The first meeting of the parent-teacher organization was held last night. I was a few minutes late arriving because I had to change into my miniskirt before walking the three blocks to the school. This was my first meeting so I didn't have any dirt on anyone in order to sock it to 'em.
Ha ha, does that joke ever get old? For me, not yet. Ahhh, it's PTO now, instead of PTA, and I don't live anywhere near Harper Valley or any valley, so, I guess it's just funny to me.
I can't get over the fact that I went to the PTO meeting. It's not that I'm a goth-mom non-joiner type, nor would that be a bad thing. It's that, I've been overwhelmed by school starting and helping in the classroom and soccer practice and my husband's football officiating during the week....excuse me, I have to go move my SUV and then bring in the wine coolers because I've TURNED INTO A YUPPIE SOCCER MOM SCHOOL SUPPORTER RA RA RA WHERE ARE MY DAMN POMPOMS???!?!?
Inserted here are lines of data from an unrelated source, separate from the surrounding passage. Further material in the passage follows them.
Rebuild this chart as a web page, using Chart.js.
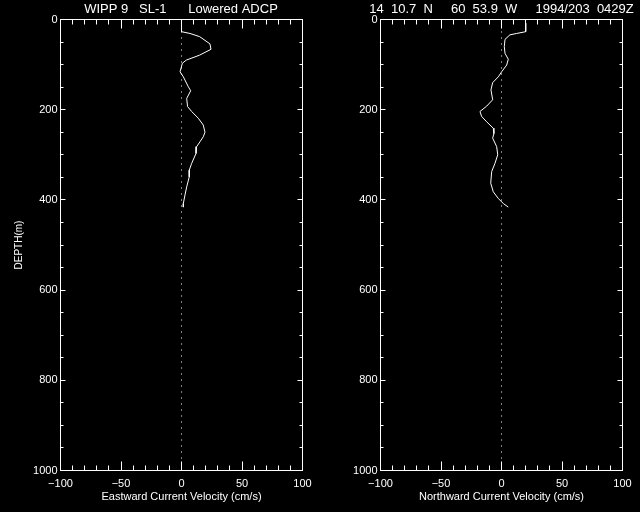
<!DOCTYPE html>
<html>
<head>
<meta charset="utf-8">
<script src="https://cdn.jsdelivr.net/npm/chart.js@4/dist/chart.umd.min.js"></script>
<style>
  html, body { margin: 0; padding: 0; background: #000; width: 640px; height: 512px; overflow: hidden; }
  canvas { position: absolute; top: 0; }
  #east { left: 0px; }
  #north { left: 341px; }
</style>
</head>
<body>
<canvas id="east" width="362" height="512"></canvas>
<canvas id="north" width="321" height="512"></canvas>
<script>
// ---- data ----
const eastDepths = [8, 27, 31, 38, 54, 66, 79, 90, 97, 116, 127, 149, 158, 175, 193, 204, 219, 234, 250, 260, 271, 282, 297, 319, 334, 349, 371, 389, 408, 416];
const eastVel    = [0, 0, 7, 15, 23.5, 24.4, 15, 4, 0.7, -1.2, 1.5, 5.6, 7.6, 4.3, 5, 8.4, 13.9, 18, 19.4, 18, 15.3, 12.5, 12, 8.4, 6.4, 6.4, 4.3, 2.9, 1.5, 1.5];

const northDepths = [8, 27, 31, 34, 44, 60, 75, 88, 101, 116, 127, 140, 156, 178, 192, 204, 215, 227, 241, 253, 263, 282, 300, 319, 337, 363, 382, 397, 408, 416];
const northVel    = [20, 20, 12.5, 7, 2.9, 2.3, 2.9, 5.6, 4.3, 0.1, -2.6, -7.3, -8.7, -7.3, -12.2, -17.8, -16.4, -12.2, -6.8, -6.3, -7.3, -4, -3.1, -5.4, -8.1, -8.9, -6.8, -2.6, 1.5, 5.6];

const zeroLineDepths = [0, 1000];
const velRange = [-100, 100];
const depthRange = [0, 1000];
const velMajorStep = 50, velMinorStep = 10;
const depthMajorStep = 200, depthMinorStep = 50;

const eastTitle  = 'WIPP 9   SL-1      Lowered ADCP';
const northTitle = '14  10.7  N     60  53.9  W     1994/203  0429Z';
const eastXLabel  = 'Eastward Current Velocity (cm/s)';
const northXLabel = 'Northward Current Velocity (cm/s)';
const yLabel = 'DEPTH(m)';

const FONT = "'Liberation Sans', Arial, sans-serif";

const boxTicks = {
  id: 'boxTicks',
  afterDatasetsDraw(chart) {
    const { ctx, chartArea: a } = chart;
    const xs = chart.scales.x, ys = chart.scales.y;
    ctx.save();
    ctx.strokeStyle = '#fff';
    ctx.lineWidth = 1;
    ctx.strokeRect(a.left, a.top, a.right - a.left, a.bottom - a.top);
    ctx.beginPath();
    for (let v = velRange[0]; v <= velRange[1]; v += velMinorStep) {
      const p = Math.round(xs.getPixelForValue(v) - 0.5) + 0.5;
      const len = (Math.abs(v) % velMajorStep === 0) ? 9 : 5;
      ctx.moveTo(p, a.bottom); ctx.lineTo(p, a.bottom - len);
      ctx.moveTo(p, a.top); ctx.lineTo(p, a.top + len);
    }
    for (let d = depthRange[0]; d <= depthRange[1]; d += depthMinorStep) {
      const p = Math.round(ys.getPixelForValue(d) - 0.5) + 0.5;
      const len = (d % depthMajorStep === 0) ? 5 : 3;
      ctx.moveTo(a.left, p); ctx.lineTo(a.left + len, p);
      ctx.moveTo(a.right, p); ctx.lineTo(a.right - len, p);
    }
    ctx.stroke();
    ctx.restore();
  }
};

function makeChart(id, depths, vels, title, xLabel, showY, yWidth, rightWidth) {
  const profile = depths.map((d, i) => ({ x: vels[i], y: d }));
  const zero = zeroLineDepths.map(d => ({ x: 0, y: d }));
  return new Chart(document.getElementById(id), {
    type: 'line',
    data: {
      datasets: [
        { data: zero, borderColor: '#fff', borderWidth: 1, borderDash: [1, 5], pointRadius: 0, fill: false },
        { data: profile, borderColor: '#fff', borderWidth: 1, pointRadius: 0, tension: 0, fill: false }
      ]
    },
    options: {
      responsive: false,
      animation: false,
      events: [],
      layout: { padding: 0 },
      plugins: {
        legend: { display: false },
        tooltip: { enabled: false },
        title: {
          display: true, text: title, color: '#fff', fullSize: true,
          font: { family: FONT, size: 13, weight: 'normal', lineHeight: 1.2 },
          padding: { top: 2, bottom: 1.9 }
        }
      },
      scales: {
        x: {
          type: 'linear', position: 'bottom', min: velRange[0], max: velRange[1],
          grid: { display: false, drawTicks: false },
          border: { display: false },
          ticks: {
            stepSize: velMajorStep, autoSkip: false, maxRotation: 0, color: '#fff', padding: 7,
            font: { family: FONT, size: 11 },
            callback: v => String(v).replace('-', '\u2212')
          },
          title: {
            display: true, text: xLabel, color: '#fff',
            font: { family: FONT, size: 11, lineHeight: 1.2 },
            padding: { top: 0, bottom: 8 }
          },
          afterFit: s => { s.height = 41.5; }
        },
        y: {
          type: 'linear', position: 'left', min: depthRange[0], max: depthRange[1], reverse: true,
          grid: { display: false, drawTicks: false },
          border: { display: false },
          ticks: {
            stepSize: depthMajorStep, autoSkip: false, color: '#fff', padding: 3,
            font: { family: FONT, size: 11 },
            callback: v => String(v)
          },
          title: {
            display: showY, text: yLabel, color: '#fff',
            font: { family: FONT, size: 10, lineHeight: 1.2 },
            padding: { top: 13, bottom: 0 }
          },
          afterFit: s => { s.width = yWidth; }
        },
        yRight: {
          type: 'linear', position: 'right', min: depthRange[0], max: depthRange[1], reverse: true,
          grid: { display: false, drawTicks: false },
          border: { display: false },
          ticks: { display: false },
          afterFit: s => { s.width = rightWidth; }
        }
      }
    },
    plugins: [boxTicks]
  });
}

makeChart('east', eastDepths, eastVel, eastTitle, eastXLabel, true, 60.5, 59.5);
makeChart('north', northDepths, northVel, northTitle, northXLabel, false, 39.5, 39.5);
</script>
</body>
</html>
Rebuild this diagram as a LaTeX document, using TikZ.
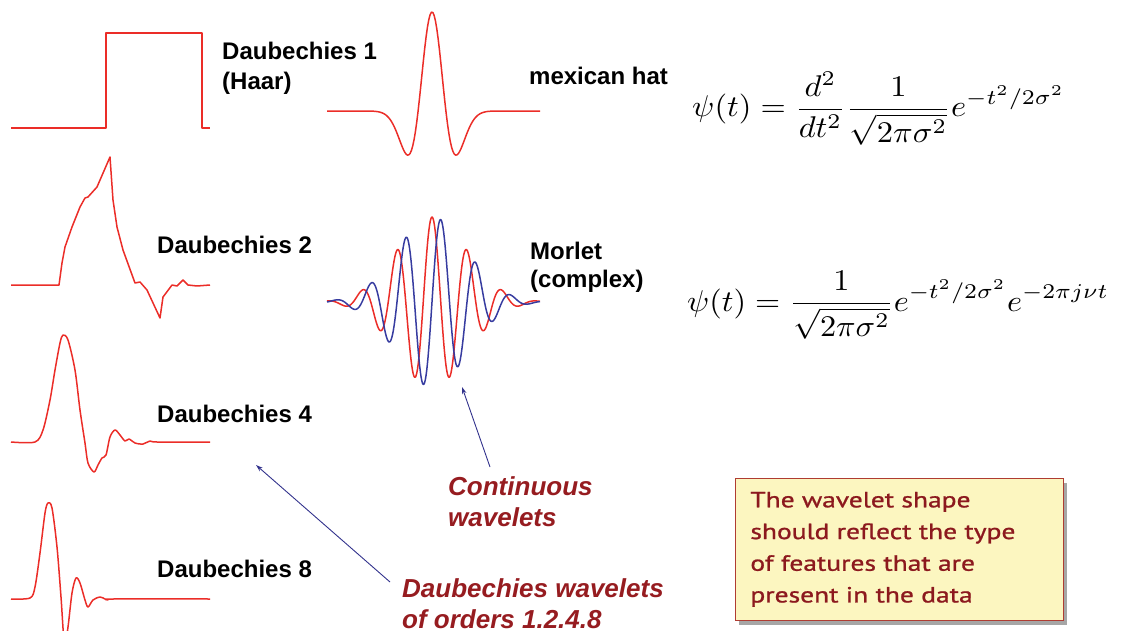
\documentclass[tikz,border=0pt]{standalone}
\usepackage{fontspec}
\newfontfamily\arialf{Liberation Sans}
\newfontfamily\calloutf[FakeStretch=1.25,FakeBold=1]{PT Sans}
\usetikzlibrary{shadows,arrows.meta}
\definecolor{wred}{RGB}{235,45,40}
\definecolor{wblue}{RGB}{55,60,160}
\definecolor{arrblue}{RGB}{50,50,140}
\definecolor{lblred}{RGB}{150,28,32}
\definecolor{callfill}{RGB}{252,246,192}
\definecolor{callborder}{RGB}{175,60,50}
\definecolor{calltext}{RGB}{140,25,30}
\newcommand\mylines[1]{\begin{tabular}[t]{@{}l@{}}#1\end{tabular}}
\begin{document}
\begin{tikzpicture}[x=1pt,y=-1pt,
 wave/.style={wred, line width=1.5pt, line join=round},
 bwave/.style={wblue, line width=1.5pt, line join=round},
 wlabel/.style={anchor=base west, inner sep=0, font=\arialf\bfseries\fontsize{24}{30}\selectfont},
 redlabel/.style={anchor=base west, inner sep=0, text=lblred, font=\arialf\bfseries\itshape\fontsize{26}{31}\selectfont},
 pointer/.style={arrblue, line width=0.9pt, -{Stealth[length=7pt,width=4.5pt]}},
 eqnode/.style={anchor=base west, inner sep=0},
 callout/.style={anchor=north west, draw=callborder, line width=0.8pt, fill=callfill,
   text=calltext, align=left, text width=298pt, inner xsep=15pt, minimum height=142pt,
   font=\calloutf\fontsize{22}{31.7}\selectfont,
   drop shadow={shadow xshift=4pt, shadow yshift=-5pt, fill=black, opacity=0.35}},
]
\useasboundingbox (0,0) rectangle (1122,631);
\begin{scope}
\clip (0,0) rectangle (1122,631);
% Haar
\draw[wave] (11,128) -- (106,128) -- (106,33) -- (202,33) -- (202,128) -- (210,128);
% Daubechies 2
\draw[wave] (11,285) -- (59,285) -- (62,263) -- (65,247) -- (72,227) -- (80,207) -- (85,198) -- (88,197)
  -- (97,187) -- (110,157) -- (113,200) -- (117,227) -- (123,250) -- (135,283) -- (140,282) -- (147,290)
  -- (160,318) -- (163,297) -- (172,285) -- (177,286) -- (183,280) -- (188,285) -- (197,286) -- (210,285);
% Daubechies 4
\draw[wave] plot[smooth, tension=0.5] coordinates {(11,442) (35,442) (43,430) (50,400) (55,370) (60,343)
  (63,335) (68,340) (75,370) (80,410) (85,443) (88,463) (94,472) (98,465) (102,458) (106,455) (110,437)
  (115,430) (120,435) (125,441) (129,439) (135,443) (143,444) (150,441) (157,442) (210,442)};
% Daubechies 8
\draw[wave] plot[smooth, tension=0.5] coordinates {(11,599) (30,598) (35,587) (40,553) (45,513) (48,503)
  (52,508) (57,547) (61,597) (64.5,645) (68,627) (72,593) (76,578) (80,583) (85,600) (88,607) (93,600)
  (100,597) (105,599) (108,600) (113,599) (210,599)};
% Mexican hat
\draw[wave] plot[domain=327:540, samples=160]
  (\x, {111 - 99*(1-((\x-432)/13.9)^2)*exp(-0.5*((\x-432)/13.9)^2)});
% Morlet
\draw[wave] plot[domain=327:540, samples=300]
  (\x, {302 - 85*cos(10.2857*(\x-432))*exp(((\x-432)*(\x-432))/(-2480))});
\draw[bwave] plot[domain=327:540, samples=300]
  (\x, {302 - 85*sin(10.2857*(\x-432))*exp(((\x-432)*(\x-432))/(-2480))});
\end{scope}

% labels
\node[wlabel] (d1) at (222,60) {\mylines{Daubechies 1\\(Haar)}};
\node[wlabel] (d2) at (157,254) {Daubechies 2};
\node[wlabel] (d4) at (157,422) {Daubechies 4};
\node[wlabel] (d8) at (157,577) {Daubechies 8};
\node[wlabel] (mh) at (529,85) {mexican hat};
\node[wlabel, font=\arialf\bfseries\fontsize{24}{28}\selectfont] (ml) at (530,260) {\mylines{Morlet\\(complex)}};

% equations
\node[eqnode] (eq1) at (692,117) {\scalebox{3.25}[3.0]{$\displaystyle \psi(t) = \frac{d^2}{dt^2}\frac{1}{\sqrt{2\pi\sigma^2}}e^{-t^2/2\sigma^2}$}};
\node[eqnode] (eq2) at (687,311) {\scalebox{3.23}[3.0]{$\displaystyle \psi(t) = \frac{1}{\sqrt{2\pi\sigma^2}}e^{-t^2/2\sigma^2}e^{-2\pi j\nu t}$}};

% red labels and pointers
\node[redlabel] (cw) at (448,495) {\mylines{Continuous\\wavelets}};
\node[redlabel] (dw) at (402,597) {\mylines{Daubechies wavelets\\of orders 1.2.4.8}};
\coordinate (cwtail) at (490,467);
\coordinate (cwhead) at (462,387);
\coordinate (dwtail) at (390,582);
\coordinate (dwhead) at (256,465);
\draw[pointer] (cwtail) -- (cwhead);
\draw[pointer] (dwtail) -- (dwhead);

% callout
\node[callout] (note) at (735,478) {The wavelet shape\\should reflect the type\\of features that are\\present in the data};
\end{tikzpicture}
\end{document}
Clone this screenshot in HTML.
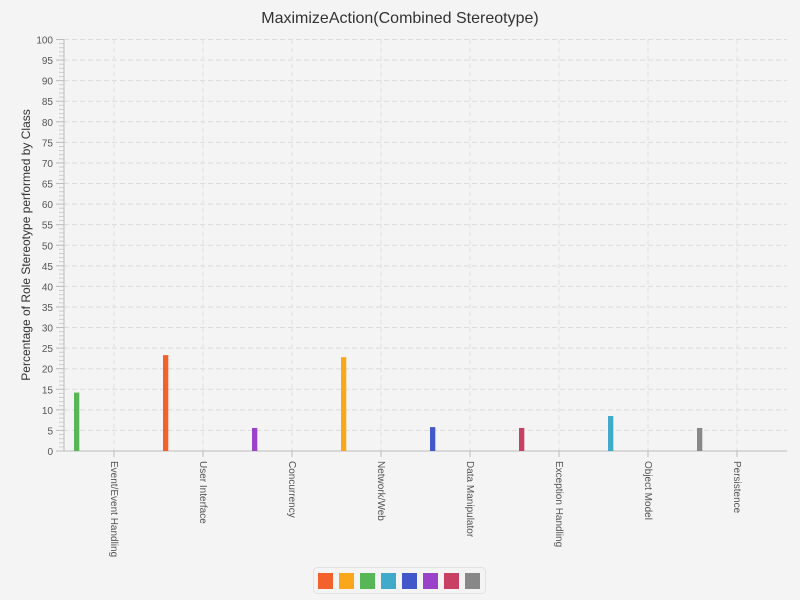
<!DOCTYPE html>
<html><head><meta charset="utf-8"><style>
body{margin:0;background:#f4f4f4;}
svg{display:block;font-family:"Liberation Sans",sans-serif;}
</style></head><body>
<svg id="c" width="800" height="600">
<rect width="800" height="600" fill="#f4f4f4"/>
<text x="400" y="23" text-anchor="middle" font-size="16" fill="#333">MaximizeAction(Combined Stereotype)</text>
<text transform="translate(30,245) rotate(-90)" text-anchor="middle" font-size="12" fill="#333">Percentage of Role Stereotype performed by Class</text>
<g id="grid"></g><g id="axes"></g><g id="bars"></g>
<rect x="313.5" y="567.5" width="172" height="26" rx="4" fill="#f4f4f4" stroke="#e2e2e2"/>
<g id="legend"></g>
</svg>
<script>
const categories=["Event/Event Handling","User Interface","Concurrency","Network/Web","Data Manipulator","Exception Handling","Object Model","Persistence"];
const seriesColors=["#f3622d","#fba71b","#57b757","#41a9c9","#4258c9","#9a42c8","#c84164","#888888"];
const barCategory=[1,3,0,6,4,2,5,7];
const barValues=[23.3,22.8,14.2,8.5,5.8,5.6,5.6,5.6];
const yTicks=[0,5,10,15,20,25,30,35,40,45,50,55,60,65,70,75,80,85,90,95,100];
const NS="http://www.w3.org/2000/svg";
const X0=64,X1=787,Y0=451,Y1=39.5;
const y=v=>Y0-(Y0-Y1)*v/100;
const xc=i=>114+89*i;
function mk(p,t,a){const e=document.createElementNS(NS,t);for(const k in a)e.setAttribute(k,a[k]);document.getElementById(p).appendChild(e);return e;}
yTicks.forEach(t=>{
 if(t>0){const g=mk('grid','line',{x1:X0,x2:X1,y1:y(t),y2:y(t),stroke:'#dcdcdc','stroke-dasharray':'5,3'});
 
 }
 mk('axes','line',{x1:56,x2:X0,y1:y(t),y2:y(t),stroke:'#bbb'});
 const l=mk('axes','text',{x:53,y:y(t)+4,'text-anchor':'end','font-size':'10',fill:'#555'});
 l.textContent=t;
 
 
 if(t<100)for(let m=1;m<5;m++){mk('axes','line',{x1:59,x2:X0,y1:y(t+m),y2:y(t+m),stroke:'#ccc'});}
});
categories.forEach((c,i)=>{
 const g=mk('grid','line',{x1:xc(i),x2:xc(i),y1:Y1,y2:Y0,stroke:'#e0e0e0','stroke-dasharray':'5,3'});
 
 
 mk('axes','line',{x1:xc(i),x2:xc(i),y1:Y0,y2:Y0+6,stroke:'#bbb'});
 const l=mk('axes','text',{transform:`translate(${xc(i)-3},461) rotate(90)`,'font-size':'10',fill:'#555'});
 l.textContent=c;
 
 
});
mk('axes','line',{x1:X0,x2:X0,y1:Y1,y2:Y0,stroke:'#bbb'});
mk('axes','line',{x1:X0,x2:X1,y1:Y0,y2:Y0,stroke:'#bbb'});
barValues.forEach((v,s)=>{
 const b=mk('bars','rect',{x:xc(barCategory[s])-40,y:y(v),width:5.3,height:Y0-y(v),fill:seriesColors[s]});
 
 
});
seriesColors.forEach((c,s)=>{
 const r=mk('legend','rect',{x:318+21*s,y:573,width:15,height:16,fill:c});
 
 
});
</script>
</body></html>
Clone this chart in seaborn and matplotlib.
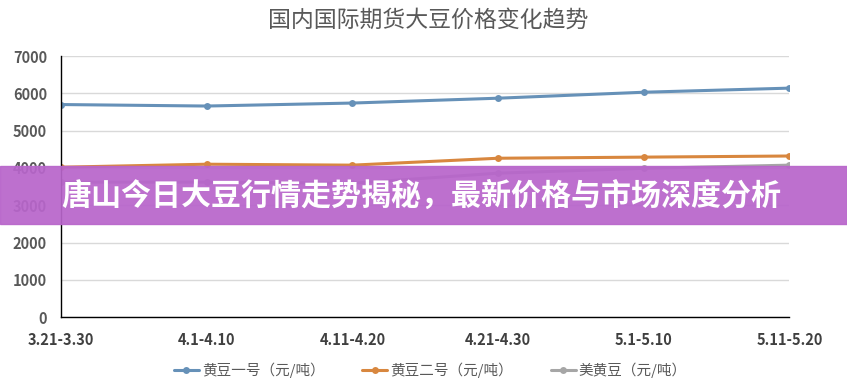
import pandas as pd
import matplotlib.pyplot as plt
import seaborn as sns
from matplotlib.patches import Rectangle
from matplotlib.ticker import MultipleLocator

# 数据
periods = ['3.21-3.30', '4.1-4.10', '4.11-4.20', '4.21-4.30', '5.1-5.10', '5.11-5.20']
soy_1 = [5700, 5660, 5740, 5870, 6030, 6140]
soy_2 = [4020, 4100, 4075, 4260, 4290, 4320]
us_soy = [3620, 3620, 3590, 3860, 3990, 4075]
series_names = ['黄豆一号（元/吨）', '黄豆二号（元/吨）', '美黄豆（元/吨）']
colors = ['#6691b8', '#d8873f', '#a6a6a6']

df = pd.DataFrame({
    'x': list(range(len(periods))) * 3,
    'price': soy_1 + soy_2 + us_soy,
    'series': sum([[n] * len(periods) for n in series_names], []),
})

sns.set_style('white')
plt.rcParams['font.family'] = ['Noto Sans CJK SC', 'DejaVu Sans']

fig = plt.figure(figsize=(8.47, 3.92), dpi=100)
ax = fig.add_axes([0.072, 0.191, 0.86, 0.666])

sns.lineplot(data=df, x='x', y='price', hue='series', palette=colors,
             marker='o', markersize=5, markeredgewidth=0, linewidth=2.2,
             sort=False, ax=ax)

ax.set_xlim(0, len(periods) - 1)
ax.set_ylim(0, 7000)
ax.set_xticks(range(len(periods)))
ax.set_xticklabels(periods, fontsize=10.5, fontweight='bold', color='#404040')
ax.yaxis.set_major_locator(MultipleLocator(1000))
ax.yaxis.set_minor_locator(MultipleLocator(200))
for lbl in ax.get_yticklabels():
    lbl.set_fontweight('bold')
ax.tick_params(axis='y', which='major', direction='in', length=5, width=0.8,
               labelsize=10.5, labelcolor='#595959', pad=10)
ax.tick_params(axis='y', which='minor', direction='in', length=3, width=0.8)
ax.tick_params(axis='x', length=0, pad=11)
ax.grid(axis='y', color='#d9d9d9', linewidth=1)
ax.set_axisbelow(True)
for s in ['top', 'right']:
    ax.spines[s].set_visible(False)
for s in ['left', 'bottom']:
    ax.spines[s].set_color('black')
    ax.spines[s].set_linewidth(1)
ax.set_xlabel('')
ax.set_ylabel('')

leg = ax.legend(loc='center', bbox_to_anchor=(0.507, -0.205), ncol=3,
                frameon=False, fontsize=10.5, handlelength=1.7, handletextpad=0.2,
                columnspacing=2.6)
for t in leg.get_texts():
    t.set_color('#595959')

fig.text(0.505, 0.949, '国内国际期货大豆价格变化趋势', ha='center', va='center',
         fontsize=16.5, color='#595959')

# 紫色横幅
fig.patches.append(Rectangle((0, 1 - 224 / 392), 1, 58 / 392, transform=fig.transFigure,
                             color='#b865cb', alpha=0.93, zorder=10))
fig.text(0.073, 1 - 196 / 392, '唐山今日大豆行情走势揭秘，最新价格与市场深度分析',
         ha='left', va='center', fontsize=21.6, fontweight='bold', color='white', zorder=11)

fig.savefig('out.png', dpi=100)
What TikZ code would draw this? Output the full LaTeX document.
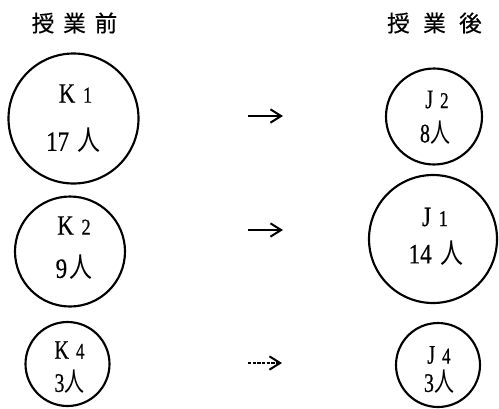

When did this happen? When did I go from cool mom to soccer mom? I say that in the hopes that at some point I actually was a cool mom. Hmmmm, it must have changed right about the time we signed up for soccer, I am thinking? And what's so bad about it, anyway. So I went to a PTO meeting. That's good, right?
Part of me knows that it is a good thing to get involved and help the school, to be present and get to know people. The other part of me thinks that there is a reason the soccer mom stereotype exists, and it exists because of the annoying people who drive the Canyoneros and go to precious' soccer games with their perfect hairdos and nails and purses, perfect clothes worn on their perfectly toned and tanned bodies and talk about how they just LOVE their kid's Mandarin language teacher and how you must absolutely just should call them some time, really. Kisses to poopsie!
The thing is, I have nothing against working out, or having your hair and nails done, or Chinese language classes, or even the nickname Poopsie, if it's in jest. I guess there are different levels of soccer-momdom and I have not ascended (descended?) to that icky stereotypical realm. It's a weird feeling when you find yourself doing all these things that possibly could set you into that place to be That Person who you don't think that you are. I don't like how I worry about how I look. That is so high school, and I am way too old to be in high school, so it follows that I am way too old to go back to those insecurities. Funny how easily they come back to haunt.
I want to be there for my kid and help out at school and yes, she plays soccer. I don't think that's part of the soccer-mom stereotype, at least not the one I'm so worried about.
I think it's that women are always defining and redefining our selves and our roles, and let's face it, society doesn't really lend much support to the idea that what we choose is acceptable. There's more contention than acceptance. Seemingly more women and mothers criticize one another for an endless amount of topics, be they wine playdates or debating cloth or disposable. Ug. I'm tired of the criticism and the categorizing.
I'm too exhausted to judge you.
It comes to this: I want to define myself. I don't want anyone else to do it for me. I hope you reach the same conclusion.
In other words, no one's going to tell me I've been wearin' my dresses way to high, or anything else. Now, let's raise some damn cash for the school so I can get home to my hooch!